The purpose of these conventions is to select or confirm the person to lead each party into the November election.
Now that the primaries and conventions are over and as we head into the November election, what can we infer from what was said or not said by party affiliates?
As I sat on my porch, far from the crowd, taking in the convention via radio, television, and print, a few things continued to ignite my curiosity. Let’s begin with the Republicans.
With election 2016, it’s been easy to bash Republicans, because, as I’ve found out, everyone is doing it. I hear it is because of GOP standard-bearer, Donald Trump. Trump has been a lightning rod on the campaign trail, angering many people. Even Republican faithful have refused to endorse or support him.
But I won’t focus on that in this post.
What I am concerned to find is what was in the speeches and discussions made by GOP faithful in Cleveland, Ohio to connect to the African continent and the world outside of America.
In his acceptance speech that contained more than 4,000 words and went on for more than an hour, Trump said everything he thought was wrong with America, with several mentions of Libya and Egypt. He referenced “radical Islam” and the question of fighting terrorism at home and abroad. This is something that, as Trump says, underpins his foreign policy.
“America is far less safe—and the world is far less stable—than when Obama made the decision to put Hillary Clinton in charge of America’s foreign policy. I am certain it is a decision he truly regrets,” Trump said. “Her bad instincts and her bad judgment—something pointed out by Bernie Sanders—are what caused so many of the disasters unfolding today.”
For the most part, Trump talked about the “savage killers,” ISIS, the challenges the U.S. is confronted with within the Middle East, as well as what he described as “poverty and violence at home, war and destruction abroad.” The GOP candidate, in other statements, signaled he would disengage from the world, including possibly making alterations to U.S. commitments in the North Atlantic Treaty Organization (NATO).
To some analysts, the Trump speech was “dark” and full of pessimism. The Economist magazine said it was “a dangerously good speech.”
The substance of his remarks was not very surprising though. As I noted earlier during the primaries, the GOP ignored the rest of the world, including the African continent, in this election.
The Trump website is lacking information pertaining to global partnerships. The official Republican platform, the party’s position on many of the subjects discussed at the convention, shows a marked improvement from our earlier analysis.
With specific reference to the African continent, the platform says, “Both the United States and our many African allies will become stronger through investment, trade, and promotion of the democratic and free market principles that have brought prosperity around the world. We pledge to be the best partner of all African nations in their pursuit of economic freedom and human rights.”
“The Republican Congress has extended to 2025 the African Growth and Opportunity Act, and President George W. Bush’s health initiatives — AIDS relief under PEPFAR and the Global Fund to Fight AIDS, Tuberculosis, and Malaria — continue to save millions of lives.”

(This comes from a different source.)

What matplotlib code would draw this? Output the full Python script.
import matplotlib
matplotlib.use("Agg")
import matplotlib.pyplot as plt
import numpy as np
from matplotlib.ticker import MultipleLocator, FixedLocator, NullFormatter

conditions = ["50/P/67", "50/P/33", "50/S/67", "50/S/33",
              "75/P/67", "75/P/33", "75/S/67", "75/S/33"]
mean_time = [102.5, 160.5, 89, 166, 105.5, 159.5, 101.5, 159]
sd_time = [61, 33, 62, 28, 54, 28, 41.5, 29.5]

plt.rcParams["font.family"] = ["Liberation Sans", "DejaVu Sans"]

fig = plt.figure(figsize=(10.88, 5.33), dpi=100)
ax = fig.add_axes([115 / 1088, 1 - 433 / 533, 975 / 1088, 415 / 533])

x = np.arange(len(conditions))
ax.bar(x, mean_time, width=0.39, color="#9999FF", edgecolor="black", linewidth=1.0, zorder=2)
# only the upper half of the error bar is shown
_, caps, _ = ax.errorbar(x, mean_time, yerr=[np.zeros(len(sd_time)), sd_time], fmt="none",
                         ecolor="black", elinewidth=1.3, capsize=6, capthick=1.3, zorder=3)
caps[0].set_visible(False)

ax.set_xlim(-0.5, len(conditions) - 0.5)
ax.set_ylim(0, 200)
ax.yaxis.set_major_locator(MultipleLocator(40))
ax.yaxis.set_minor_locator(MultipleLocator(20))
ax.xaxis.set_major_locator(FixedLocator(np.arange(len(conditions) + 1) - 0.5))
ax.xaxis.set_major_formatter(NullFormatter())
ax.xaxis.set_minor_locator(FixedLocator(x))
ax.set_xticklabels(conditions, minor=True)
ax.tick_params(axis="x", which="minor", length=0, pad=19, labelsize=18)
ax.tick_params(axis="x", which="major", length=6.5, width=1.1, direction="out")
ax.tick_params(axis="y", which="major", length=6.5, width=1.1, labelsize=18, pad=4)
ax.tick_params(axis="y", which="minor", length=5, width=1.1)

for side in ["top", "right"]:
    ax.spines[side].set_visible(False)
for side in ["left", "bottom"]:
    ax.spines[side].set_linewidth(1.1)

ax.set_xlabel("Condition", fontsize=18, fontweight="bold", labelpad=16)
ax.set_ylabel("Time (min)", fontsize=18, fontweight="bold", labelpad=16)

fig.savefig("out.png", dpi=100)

Before the convention, there was a lack of any substantive GOP policy positions, vis-à-vis what I’ve called the “rest of the world.” The rest of the world includes developing countries in the Asia-Pacific region, Latin America, and the African continent.

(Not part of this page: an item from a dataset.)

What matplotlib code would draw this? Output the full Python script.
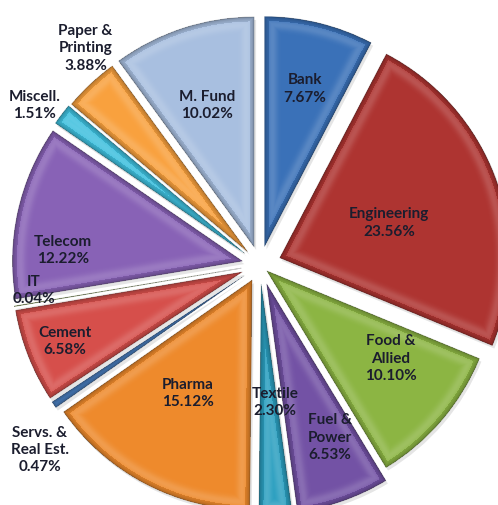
import numpy as np
import matplotlib
matplotlib.use("Agg")
import matplotlib.pyplot as plt

W_PX, H_PX = 498, 505

sectors = ["Bank", "Engineering", "Food &\nAllied", "Fuel &\nPower", "Textile",
           "Pharma", "Servs. &\nReal Est.", "Cement", "IT", "Telecom",
           "Miscell.", "Paper &\nPrinting", "M. Fund"]
shares = [7.67, 23.56, 10.10, 6.53, 2.30, 15.12, 0.47, 6.58, 0.04, 12.22,
          1.51, 3.88, 10.02]
colors = ["#3a71b8", "#ae3431", "#8cb543", "#7352a5", "#2b9fc0",
          "#ee8a2c", "#4a7fc0", "#d64f4b", "#9bbb59", "#8862b6",
          "#3fc0de", "#f9a13e", "#a8bfe0"]

# how far each slice is pulled out (px)
explode = [19, 21, 9, 20, 19, 17, 19, 19, 19, 18, 19, 18, 19]

# label placement: fraction of radius and angle nudge (deg) from wedge middle
label_dist = [0.79, 0.59, 0.70, 0.81, 0.60, 0.64, 1.25, 0.91, 0.99, 0.86,
              1.20, 1.21, 0.73]
label_nudge = [-0.5, -2, 5, 2.6, 2.6, -1.6, 5.9, 0, -3.1, 8.4, 2, -4.2, 0.4]

CX, CY = 260, H_PX - 265
R = 230

fig = plt.figure(figsize=(W_PX / 100, H_PX / 100), dpi=100)
ax = fig.add_axes([0, 0, 1, 1])

wedges, _ = ax.pie(shares, colors=colors, startangle=90, counterclock=False,
                   radius=R, center=(CX, CY), explode=explode,
                   wedgeprops=dict(linewidth=0.6, edgecolor="#00000033"))

# soft drop shadow behind each slice
for w in wedges:
    sh = plt.matplotlib.patches.Wedge((w.center[0] + 2, w.center[1] - 3), w.r,
                                      w.theta1, w.theta2, facecolor="#000000",
                                      alpha=0.10, linewidth=0, zorder=0.5)
    ax.add_patch(sh)

# bevel-like shading: darken close to each slice outline, light band inside
xs = np.arange(W_PX) + 0.5
ys = np.arange(H_PX) + 0.5
X, Y = np.meshgrid(xs, ys)
overlay = np.zeros((H_PX, W_PX, 4))
for w in wedges:
    wx, wy = w.center
    dx, dy = X - wx, Y - wy
    r = np.hypot(dx, dy)
    phi = np.degrees(np.arctan2(dy, dx))
    t1, t2 = w.theta1, w.theta2
    a1 = (phi - t1) % 360
    span = (t2 - t1) % 360 or 360
    inside = (r <= w.r) & (a1 <= span)
    d_arc = w.r - r
    d1 = r * np.sin(np.radians(np.clip(a1, 0, 90)))
    d2 = r * np.sin(np.radians(np.clip(span - a1, 0, 90)))
    d = np.minimum(d_arc, np.minimum(d1, d2))
    dark = 0.30 * np.exp(-np.clip(d, 0, None) / 4.0)
    light = 0.16 * np.exp(-((d - 8) / 5.0) ** 2)
    a = np.where(inside, np.maximum(dark, light), 0)
    rgb = np.where((dark >= light)[..., None], 0.0, 1.0)
    m = inside & (a > overlay[..., 3])
    overlay[m, :3] = rgb[m]
    overlay[m, 3] = a[m]

ax.imshow(overlay, extent=(0, W_PX, 0, H_PX), origin="lower",
          interpolation="bilinear", zorder=3)

for w, name, val, dist, nud in zip(wedges, sectors, shares, label_dist, label_nudge):
    mid = np.radians((w.theta1 + w.theta2) / 2 + nud)
    tx = CX + dist * R * np.cos(mid)
    ty = CY + dist * R * np.sin(mid)
    ax.text(tx, ty, f"{name}\n{val:.2f}%", ha="center", va="center",
            fontsize=11, fontweight="bold", family=["Lato", "DejaVu Sans"],
            color="#1b1d2e", linespacing=1.3, zorder=5)

ax.set_xlim(0, W_PX)
ax.set_ylim(0, H_PX)
ax.set_aspect("equal")
ax.axis("off")

fig.savefig("out.png", dpi=100)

It’s true the U.S. is the world’s only superpower with enormous influence. Yet, we live in a world that is interconnected, where we are each others’ keepers. In other words, America alone does not make the world go around and America alone cannot solve all of the world’s problems.
On the Democratic side, I stated earlier that the Democrats edged out the GOP on matters of global partnerships based on our own look at this issue. We see this in the discussion of a broader U.S. foreign policy that takes into account a globalized world, that problems abroad affect the United States in fundamental ways.

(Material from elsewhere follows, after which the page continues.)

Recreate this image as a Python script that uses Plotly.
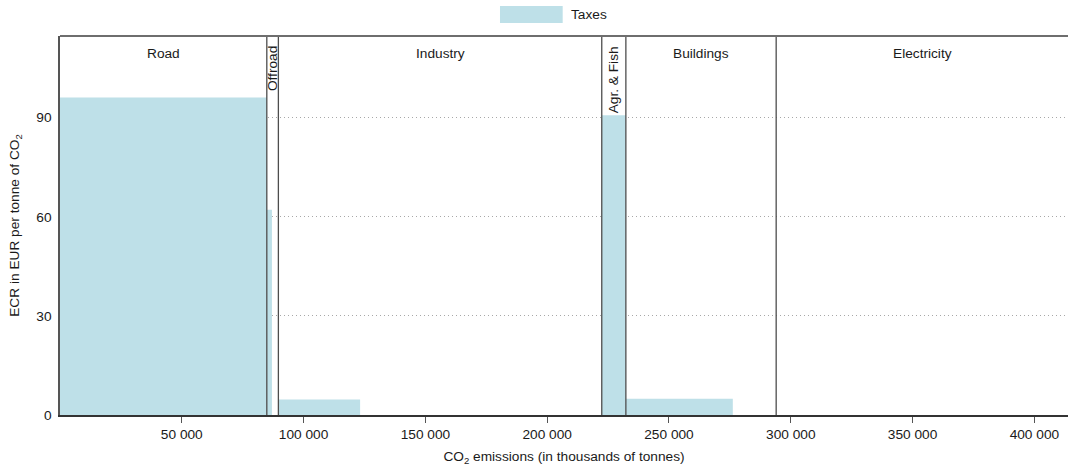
import plotly.graph_objects as go

# Sectors in order along the cumulative emissions axis (thousands of tonnes CO2)
sectors = ["Road", "Offroad", "Industry", "Agr. & Fish", "Buildings", "Electricity"]
sector_emissions = [84900, 4750, 132750, 9900, 61700, 119800]

# Emissions covered by a tax in each sector, and the effective carbon rate (EUR/tCO2)
taxed_emissions = [84900, 2100, 33550, 9900, 43900, 0]
tax_rate = [96.1, 62.1, 4.7, 90.7, 4.9, 0]

x_ticks = [50000, 100000, 150000, 200000, 250000, 300000, 350000, 400000]
y_ticks = [0, 30, 60, 90]
y_max = 114.7

BAR_COLOR = "#bee0e8"
FONT = "Liberation Sans"
FS = 13.7

# Sector boundaries
starts = []
acc = 0
for e in sector_emissions:
    starts.append(acc)
    acc += e
x_max = acc

# Tax blocks: each starts at its sector's left boundary
bx, bw, by = [], [], []
for s, w, r in zip(starts, taxed_emissions, tax_rate):
    if w > 0:
        bx.append(s + w / 2)
        bw.append(w)
        by.append(r)

fig = go.Figure()
fig.add_trace(go.Bar(
    x=bx, y=by, width=bw,
    marker=dict(color=BAR_COLOR, line=dict(width=0)),
    name="Taxes", showlegend=False, hoverinfo="x+y",
))

shapes = []
annotations = []

# Vertical dividers between sectors
for s in starts[1:]:
    shapes.append(dict(type="line", xref="x", yref="y domain", x0=s, x1=s, y0=0, y1=1,
                       line=dict(color="#4d4d4d", width=1.3), layer="above"))
# Top frame line
shapes.append(dict(type="line", xref="x domain", yref="y domain", x0=0, x1=1, y0=1, y1=1,
                   line=dict(color="#6e6e6e", width=2), layer="above"))

# Sector labels
for name, s, e in zip(sectors, starts, sector_emissions):
    narrow = e < 15000
    annotations.append(dict(
        x=s + e / 2, xref="x", y=1, yref="y domain", yshift=-8,
        text=name, showarrow=False, textangle=-90 if narrow else 0,
        xanchor="center", yanchor="top",
        font=dict(family=FONT, size=FS, color="#1a1a1a"),
    ))

# Legend
shapes.append(dict(type="rect", xref="paper", yref="paper",
                   x0=0.4365, x1=0.4987, y0=1.0343, y1=1.0792,
                   fillcolor=BAR_COLOR, line=dict(width=0)))
annotations.append(dict(x=0.5045, y=1.0567, xref="paper", yref="paper", text="Taxes",
                        showarrow=False, xanchor="left", yanchor="middle",
                        font=dict(family=FONT, size=FS, color="#1a1a1a")))

fig.update_layout(
    width=1068, height=473,
    margin=dict(l=60, r=0, t=36, b=58),
    paper_bgcolor="white", plot_bgcolor="white",
    font=dict(family=FONT, size=FS, color="#1a1a1a"),
    separators=". ",
    shapes=shapes, annotations=annotations,
    showlegend=False,
    xaxis=dict(
        range=[0, x_max], tickvals=x_ticks, tickformat=",d",
        showgrid=False, zeroline=False,
        showline=True, linecolor="#333333", linewidth=2,
        ticks="outside", ticklen=6, tickcolor="#555555", tickwidth=1,
        title=dict(text="CO<sub>2</sub> emissions (in thousands of tonnes)", standoff=10,
                   font=dict(family=FONT, size=FS)),
    ),
    yaxis=dict(
        range=[0, y_max], tickvals=y_ticks,
        showgrid=True, gridcolor="#a8a8a8", griddash="1px,3px", gridwidth=1,
        zeroline=False,
        showline=True, linecolor="#555555", linewidth=1.5,
        ticks="", ticklabelstandoff=4,
        title=dict(text="ECR in EUR per tonne of CO<sub>2</sub>", standoff=13,
                   font=dict(family=FONT, size=FS)),
    ),
)

fig.write_html("out.html")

The subject of AIDS is an example and we heard a lot of references to HIV/AIDS in the speeches delivered by leaders and activists at the Democratic convention in Philadelphia, PA.
In the area of U.S. global leadership the 2016 Democratic Platform, a set of principles and policy positions the party stands for, states what Democrats will do on issues of AIDS and refugees. Additionally, the platform states how it plans to engage with the African continent.
“We will engage our African partners on the full range of global challenges and opportunities, and we will continue to strengthen democratic institutions and human rights, fair trade and investment, development, and global health,” the Democratic Platform party Committee said.
In her opening remarks, Hillary Clinton, the Democratic nominee, quickly charged that Trump wanted to divide America.
“He wants to divide us; from the rest of the world and from each other,” Clinton said.
Speaking about America’s enemies and with an indirect reference to earlier statements from Trump about NATO, Clinton stated: “I’m proud to stand by our allies in NATO against any threat they face, including from Russia.”
Now that we have heard and read something, scattershot as they are, about where each party would like to go on these matters, isn’t it time that we actually push for something to happen come January 2017?
For something to happen requires action. What would Trump or Clinton do about the reductions in the global funding for HIV/AIDS that have happened in recent years, for example? More than this, it’s important for those who are concerned, whether Republican or Democrat, to vote in this election to make their voice heard.